Il 5 novembre scorso su Newsweek è stato pubblicato un articolo dal titolo “General David Petraeus’s Rules for Living”, le regole di vita del Generale Petraeus in cui l’ex direttore della Cia dispensava dodici consigli su come affrontare e superare le difficoltà. Al quinto punto si legge, «Ognuno di noi commette errori. La cosa importante è riconoscerli e ammetterli». Nell’ingarbugliato affaire Petraeus o Petraeus gate l’unica cosa chiara sembrerebbe la coerenza del Generale a 4 stelle.
Tutto qui? Il ready- to-go prontuario, in verità, dice di più. Petraeus era molto apprezzato dalla stampa americana: tra il Generale e i giornalisti c’era un ottimo rapporto che gli ha più volte assicurato titoli compiacenti. Spesso dipinto come intellettuale militare, per un breve periodo fu considerato un candidato papabile alla Casa Bianca. Non v’è dubbio che i meriti c’erano. Petraeus, come ha spiegato il giornalista Howard Kurtz alla Cnn, «ha posto le fondamenta alla lotta al terrorismo, ha ottenuto importantissime vittorie in Iraq ai tempi di George W. Bush ed è stato in grado di modificare la strategia militare quando il presidente Obama lo nominò a capo delle operazioni in Afghanistan».
Ma dal momento in cui fu scelto come direttore della Cia (settembre 2011), ha cambiato approccio: basso profilo, interviste con il contagocce, pochissime conferenze stampa lasciando a bocca asciutta non solo i media ma anche la popolazione statunitense.
Ad esempio, gli americani, e il resto del mondo, avrebbero voluto sapere di più sul ruolo della Cia nell’attentato al consolato americano a Bengasi l’11 settembre 2012 dove morirono l’ambasciatore Christopher Stevens e altri tre funzionari. Petraeus scelse la linea del silenzio. Inoltre, dopo le dimissioni di venerdì scorso il Generale è, teoricamente, chiamato fuori dai giochi nel giro delle testimonianze che in queste settimane la commissione sull’intelligence del senato americano sta passando in esame per chiarire cosa successe a Bengasi. Al suo posto è stato chiamato a deporre il Capo ad interim della Cia, Michael Morell. Molti repubblicani ma anche l’ex direttore Cia Michael Hayden che lavorò sotto W. Bush, vorrebbero sentirlo e sollevano sospetti su un possibile legame tra le sue dimissioni e l’inchiesta su Bengasi. Ma il capo della commissione, la senatrice Dianne Feinstein, ha detto: «Non c’è assolutamente nessun legame tra le dimissioni di Petraeus e i misteri attorno all’attentato.

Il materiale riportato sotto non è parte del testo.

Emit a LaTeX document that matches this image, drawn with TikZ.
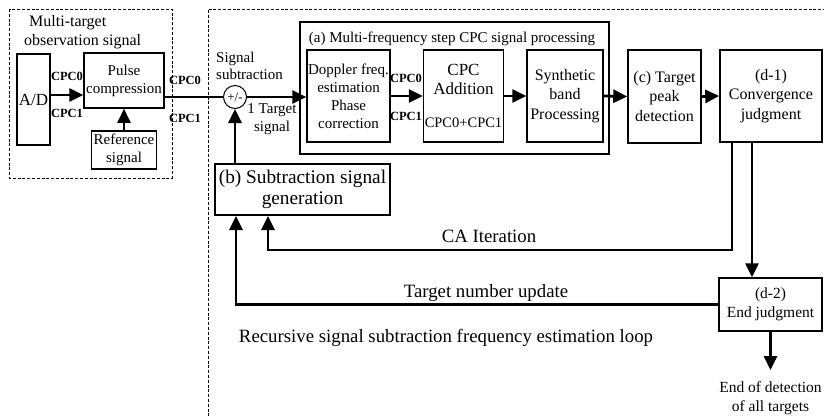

In ogni caso, non escludo che in futuro potremmo porre al Generale qualche domanda».
Cosa rimane? Un milione di domande senza risposta. Come dicevano i greci, più sai e più sai di non sapere. L’ingresso di Jill Kelley, 37 anni, amica della famiglia Petraeus ha complicato il quadro. La Kelley, come appreso nei giorni passati, ha sporto denuncia alle autorità giudiziarie dopo aver ricevuto una mezza dozzina di email minatorie inviate dall’allora amante di Petraeus, Paula Broadwell. La Kelley avrebbe di fatto dato inizio alle indagini dell’Fbi culminate con le dimissioni del Generale. Dunque è sufficiente un sospetto per attivare i servizi segreti? È quello che si chiedono in molti. Inoltre, ieri mattina a Good Morning America, l’ex portavoce di Petraeus ha dichiarato che la relazione con la Broadwell sarebbe cominciata alcuni mesi dopo essere diventato capo della Cia e che la storia tra i due è finita 4 mesi fa. Ma allora perché dimettersi ora? Per rispetto e rettitudine? A proposito, una piccola curiosità, l’autrice dell’articolo sulle regole di vita del generale Petraeus è Paula Broadwell.